Create Feedback Loops Across the System
HR rarely gets systematic feedback about summer program staffing quality after the fact — whether the right people were placed in the right roles, whether programs were adequately staffed relative to student needs, whether staff were prepared for what they encountered. Build in a structured debrief with program directors each August: three questions, thirty minutes, actionable takeaways. This information, gathered consistently over multiple years, reveals patterns that no single year's experience makes visible.
Benchmark Against Comparable Districts
School HR associations, regional service agencies, and state education department networks all offer opportunities to compare notes with counterparts in similar districts. The HR administrator who knows that neighboring districts are solving the teacher recruitment problem through a summer employment fair co-hosted with the parks department, or that a comparable district moved their background check initiation two weeks earlier and cut their unfilled rate by 40 percent, is operating with a much richer set of options than one working in isolation. Invest in these professional networks actively, not just as a passive member.

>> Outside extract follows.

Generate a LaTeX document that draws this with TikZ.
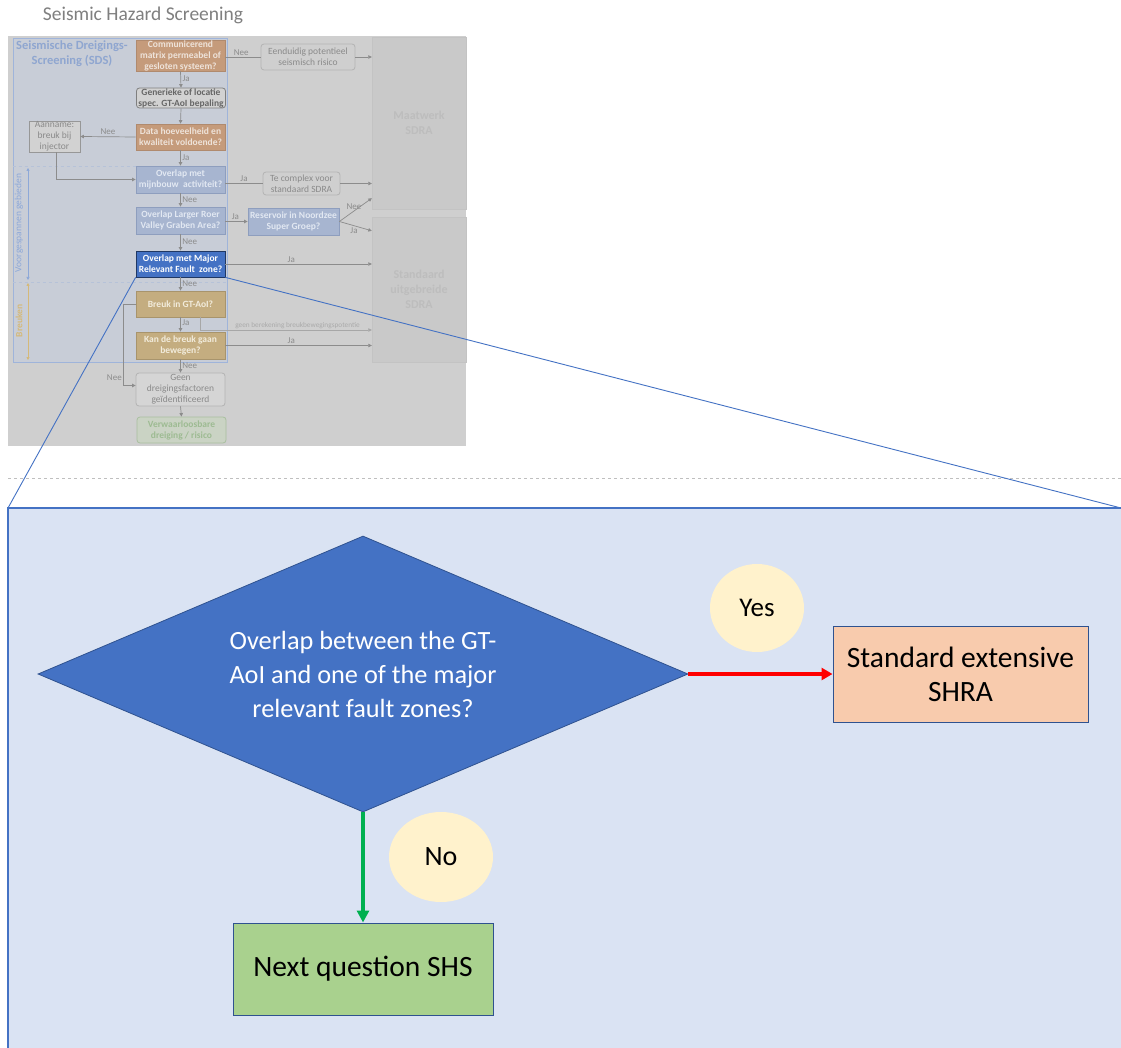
\documentclass[tikz,border=0pt]{standalone}
\usepackage{fontspec}
\setmainfont{Carlito}
\usetikzlibrary{shapes.geometric,arrows.meta}

% font size helper (size, baselineskip in pt)
\newcommand{\setfs}[2]{\fontsize{#1}{#2}\selectfont}

% overview panel colours (muted)
\definecolor{titlegray}{HTML}{7F7F7F}
\definecolor{thbg}{HTML}{CFCFCF}
\definecolor{sdsfill}{HTML}{C8CDD7}
\definecolor{sdsborder}{HTML}{9FB4DA}
\definecolor{sdstext}{HTML}{8FA6D0}
\definecolor{orfill}{HTML}{C59B7B}
\definecolor{orborder}{HTML}{B08A6E}
\definecolor{ortext}{HTML}{EEE3DA}
\definecolor{gbfill}{HTML}{D2D2D2}
\definecolor{gbborder}{HTML}{7F7F7F}
\definecolor{gbtext}{HTML}{666666}
\definecolor{bgfill}{HTML}{A7B5D0}
\definecolor{bgborder}{HTML}{8E9EBE}
\definecolor{bgtext}{HTML}{E2E8F2}
\definecolor{hlfill}{HTML}{4472C4}
\definecolor{hlborder}{HTML}{203864}
\definecolor{tanfill}{HTML}{C4AD80}
\definecolor{tanborder}{HTML}{A8946C}
\definecolor{tantext}{HTML}{F2ECDC}
\definecolor{ltfill}{HTML}{D5D5D5}
\definecolor{ltborder}{HTML}{B3B3B3}
\definecolor{lttext}{HTML}{8A8A8A}
\definecolor{grfill}{HTML}{CAD3C4}
\definecolor{grborder}{HTML}{A9BF9F}
\definecolor{grtext}{HTML}{9DBB92}
\definecolor{outfill}{HTML}{C9C9C9}
\definecolor{outborder}{HTML}{C3C3C3}
\definecolor{outtext}{HTML}{BDBDBD}
\definecolor{conngray}{HTML}{8C8C8C}
\definecolor{voorcol}{HTML}{8DA8D8}
\definecolor{breukcol}{HTML}{D5B979}
% detail panel colours
\definecolor{bigfill}{HTML}{DAE3F3}
\definecolor{bigborder}{HTML}{4472C4}
\definecolor{darkedge}{HTML}{2F528F}
\definecolor{yesfill}{HTML}{FFF2CC}
\definecolor{shrafill}{HTML}{F8CBAD}
\definecolor{nextfill}{HTML}{A9D18E}
\definecolor{noarrow}{HTML}{00B050}

\begin{document}
\begin{tikzpicture}[x=1pt,y=-1pt,
  tbox/.style={draw, line width=0.8pt, inner sep=0pt, align=center,
    minimum width=89pt, font=\setfs{9.5}{11}\bfseries},
  orbox/.style={tbox, fill=orfill, draw=orborder, text=ortext},
  bgbox/.style={tbox, fill=bgfill, draw=bgborder, text=bgtext},
  tanbox/.style={tbox, fill=tanfill, draw=tanborder, text=tantext},
  rbox/.style={tbox, rounded corners=3pt},
  outbox/.style={draw=outborder, fill=outfill, text=outtext, inner sep=0pt,
    align=center, font=\setfs{12}{15}\bfseries},
  conn/.style={draw=conngray, line width=0.7pt},
  arr/.style={conn, -{Triangle[length=3.5pt,width=3.5pt]}},
  lbl/.style={text=conngray, font=\setfs{9}{10}, inner sep=1.5pt},
  zoomline/.style={draw=bigborder, line width=0.9pt},
  bigbox/.style={draw=darkedge, line width=1pt, inner sep=0pt, align=center,
    font=\setfs{29.5}{34}},
  bubble/.style={ellipse, fill=yesfill, inner sep=0pt},
]
\useasboundingbox (0,0) rectangle (1121,1048);
\fill[white] (0,0) rectangle (1121,1048);

% ---------------- overview panel ----------------
\node (title) [text=titlegray, font=\setfs{19.5}{23}] at (143,15) {Seismic Hazard Screening};

\node (thumb) [fill=thbg, minimum width=458pt, minimum height=410pt, inner sep=0pt] at (237,241) {};

\node (sds) [draw=sdsborder, fill=sdsfill, line width=0.8pt, minimum width=214pt,
  minimum height=324pt, inner sep=0pt] at (120,200) {};
\node (sdstitle) [text=sdstext, align=center, font=\setfs{12.5}{15}\bfseries] at (72,54)
  {Seismische Dreigings-\\Screening (SDS)};

% faint separators of the two zones
\draw[sdsborder!45!sdsfill, dashed, line width=0.5pt] (sds.west |- 0,166) -- (sds.east |- 0,166);
\draw[sdsborder!45!sdsfill, dashed, line width=0.5pt] (sds.west |- 0,282) -- (sds.east |- 0,282);

% outcome areas
\node (maat) [outbox, minimum width=94pt, minimum height=172pt] at (419,123)
  {Maatwerk\\SDRA};
\node (std) [outbox, minimum width=94pt, minimum height=145pt] at (419,289.5)
  {Standaard\\uitgebreide\\SDRA};

% question column
\node (c1) [orbox, minimum height=31pt] at (180.5,55.5)
  {Communicerend\\matrix permeabel of\\gesloten systeem?};
\node (c2) [rbox, fill=gbfill, draw=gbborder, text=gbtext, minimum height=20pt] at (181,98)
  {Generieke of locatie\\spec. GT-AoI bepaling};
\node (c3) [orbox, minimum height=26pt] at (180.5,137)
  {Data hoeveelheid en\\kwaliteit voldoende?};
\node (aan) [tbox, fill=gbfill, draw=gbborder!70!thbg, text=lttext, font=\setfs{9.5}{11},
  minimum width=51pt, minimum height=31pt] at (54.5,136.5)
  {Aanname:\\breuk bij\\injector};
\node (c4) [bgbox, minimum height=27pt] at (180.5,179.5)
  {Overlap met\\mijnbouw\ \ activiteit?};
\node (c5) [bgbox, minimum height=27pt] at (180.5,220.5)
  {Overlap Larger Roer\\Valley Graben Area?};
\node (c6) [tbox, fill=hlfill, draw=hlborder, text=white, minimum height=26pt] at (180.5,264)
  {Overlap met Major\\Relevant Fault\ \ zone?};
\node (c7) [tanbox, minimum height=26pt] at (180.5,304)
  {Breuk in GT-AoI?};
\node (c8) [tanbox, minimum height=27pt] at (180.5,345.5)
  {Kan de breuk gaan\\bewegen?};
\node (c9) [rbox, fill=ltfill, draw=ltborder, text=lttext, font=\setfs{9.5}{11},
  minimum height=33pt] at (180.5,389.5)
  {Geen\\dreigingsfactoren\\geïdentificeerd};
\node (c10) [rbox, fill=grfill, draw=grborder, text=grtext, minimum height=26pt] at (181.5,430)
  {Verwaarloosbare\\dreiging / risico};

% side column
\node (een) [rbox, fill=thbg, draw=ltborder, text=lttext, font=\setfs{9.5}{11},
  minimum width=94pt, minimum height=26pt] at (308,57)
  {Eenduidig potentieel\\seismisch risico};
\node (tec) [rbox, fill=thbg, draw=ltborder, text=lttext, font=\setfs{9.5}{11},
  minimum width=77pt, minimum height=23pt] at (301.5,183.5)
  {Te complex voor\\standaard SDRA};
\node (res) [bgbox, minimum width=91pt, minimum height=27pt] at (293.5,221.5)
  {Reservoir in Noordzee\\Super Groep?};

% connectors of the overview (yshift is in page direction: positive = up)
\draw[arr] (c1.south) -- node[lbl, right, pos=0.45] {Ja} (c2.north);
\draw[arr] (c2.south) -- (c3.north);
\draw[arr] (c3.west) -- node[lbl, above, pos=0.5] {Nee} (aan.east);
\draw[arr] (c3.south) -- node[lbl, right, pos=0.45] {Ja} (c4.north);
\draw[arr] ([xshift=2pt]aan.south) |- (c4.west);
\draw[arr] (c4.south) -- node[lbl, right, pos=0.45] {Nee} (c5.north);
\draw[arr] (c5.south) -- node[lbl, right, pos=0.45] {Nee} (c6.north);
\draw[arr] (c6.south) -- node[lbl, right, pos=0.45] {Nee} (c7.north);
\draw[arr] (c7.south) -- node[lbl, right, pos=0.4] {Ja} (c8.north);
\draw[arr] (c8.south) -- node[lbl, right, pos=0.45] {Nee} (c9.north);
\draw[arr] (c9.south) -- (c10.north);
\draw[arr] (c7.west) -- ++(-12,0) |- node[lbl, left, pos=0.45] {Nee} ([yshift=4pt]c9.west);

\draw[conn] (c1.east |- een.west) -- node[lbl, above, pos=0.45] {Nee} (een.west);
\draw[arr] (een.east) -- (een.east -| maat.west);
\draw[conn] (c4.east |- tec.west) -- node[lbl, above, pos=0.5] {Ja} (tec.west);
\draw[arr] (tec.east) -- (tec.east -| maat.west);
\draw[arr] (c5.east |- res.west) -- node[lbl, above, pos=0.45] {Ja} (res.west);
\draw[arr] (res.east) -- node[lbl, above, pos=0.45] {Nee} ([yshift=11pt]maat.south west);
\draw[arr] (res.east) -- node[lbl, below, pos=0.45] {Ja} ([yshift=-14pt]std.north west);
\draw[arr] (c6.east) -- node[lbl, above, pos=0.45] {Ja} (c6.east -| std.west);
\draw[arr, draw=conngray!60!thbg] ([xshift=20pt]c7.south) |- coordinate[pos=0.5] (gb)
  ([yshift=-40.5pt]std.west);
\node (gbl) [text=conngray!55!thbg, font=\setfs{7.3}{8}, inner sep=0pt, anchor=south]
  at ([xshift=97pt,yshift=1.5pt]gb) {geen berekening breukbewegingspotentie};
\draw[arr] (c8.east) -- node[lbl, above, pos=0.45] {Ja} (c8.east -| std.west);

% zone markers on the left
\coordinate (v1) at (28,168);
\coordinate (v2) at (28,280);
\coordinate (b1) at (28,283);
\coordinate (b2) at (28,360);
\draw[draw=voorcol, line width=0.6pt, {Triangle[length=3pt,width=3pt]}-{Triangle[length=3pt,width=3pt]}] (v1) -- (v2);
\draw[draw=breukcol, line width=0.6pt, {Triangle[length=3pt,width=3pt]}-{Triangle[length=3pt,width=3pt]}] (b1) -- (b2);
\node (voor) [rotate=90, text=voorcol, font=\setfs{9.5}{11}] at (19,223) {Voorgespannen gebieden};
\node (breuk) [rotate=90, text=breukcol, font=\setfs{9.5}{11}\bfseries] at (19,321) {Breuken};

% ---------------- separator and zoom lines ----------------
\draw[draw=black!25, dashed, line width=0.8pt] (8,478) -- (1121,478);
\coordinate (zl) at (8,508);
\coordinate (zr) at (1121,508);
\draw[zoomline] (c6.south west) -- (zl);
\draw[zoomline] (c6.south east) -- (zr);

% ---------------- detail panel ----------------
\fill[bigfill] (8,508) rectangle (1140,1060);
\draw[draw=bigborder, line width=2pt] (1140,508) -- (8,508) -- (8,1060);

\node (q) [diamond, fill=hlfill, draw=darkedge, line width=0.8pt, inner sep=0pt,
  minimum width=650pt, minimum height=276pt, aspect=2.355, text=white,
  align=center, font=\setfs{26.3}{34}] at (363,674)
  {Overlap between the GT-\\AoI and one of the major\\relevant fault zones?};

\node (shra) [bigbox, fill=shrafill, minimum width=255pt, minimum height=96pt] at (960.5,674)
  {Standard extensive\\SHRA};
\node (next) [bigbox, fill=nextfill, minimum width=260pt, minimum height=92pt] at (363,969)
  {Next question SHS};

\node (yes) [bubble, font=\setfs{27}{30}, minimum width=94pt, minimum height=88pt] at (757,608) {Yes};
\node (no) [bubble, font=\setfs{28}{30}, minimum width=104pt, minimum height=90pt] at (441,857) {No};

\draw[draw=red, line width=3.2pt, -{Triangle[length=11pt,width=12pt]}] (q.east) -- (shra.west);
\draw[draw=noarrow, line width=3.2pt, -{Triangle[length=12pt,width=12pt]}] (q.south) -- (next.north);

\end{tikzpicture}
\end{document}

Advocate for Structural Changes
Some of the most persistent summer staffing challenges are structural — board approval timelines that are too slow, background check processes that create unnecessary delays, pay rates that are set by contract without reference to market conditions. HR administrators who document these structural barriers clearly and bring them to the attention of superintendents and school boards — with data, not just anecdote — can catalyze the policy changes that make the entire process more effective. This is harder work than managing within the constraints, but it's where the biggest year-over-year improvements tend to come from.
Treat Summer Staffing as a Strategic Competency
Districts that are consistently excellent at summer program staffing treat it as a core HR competency that requires dedicated attention, professional development, and organizational priority — not as a peripheral task that gets addressed when everything else is done. If summer programs serve hundreds or thousands of students, if they are funded by federal grants with compliance requirements, if they are among the highest-equity investments a district makes, then staffing them well deserves to be treated with the same professional seriousness as any other strategic HR function.
Conclusion: The Advantage Is in the Preparation
Summer program staffing will never be easy. The constraints are real: the compressed calendar, the limited candidate pool, the funding uncertainty, the competing demands on HR's time. But the gap between districts that consistently open their summer programs on time, with the right staff, and those that don't — is almost entirely explained by preparation, relationships, and institutional systems built before the urgency arrives.
The HR administrator who starts in October instead of March, who maintains a talent registry instead of recruiting from scratch, who has a contingency plan before they need one, and who records what they learned before they forget it — that person runs a fundamentally different operation than the one managing the same challenges reactively every year. The calendar doesn't negotiate. But the HR professional who plans ahead can usually negotiate with everything else.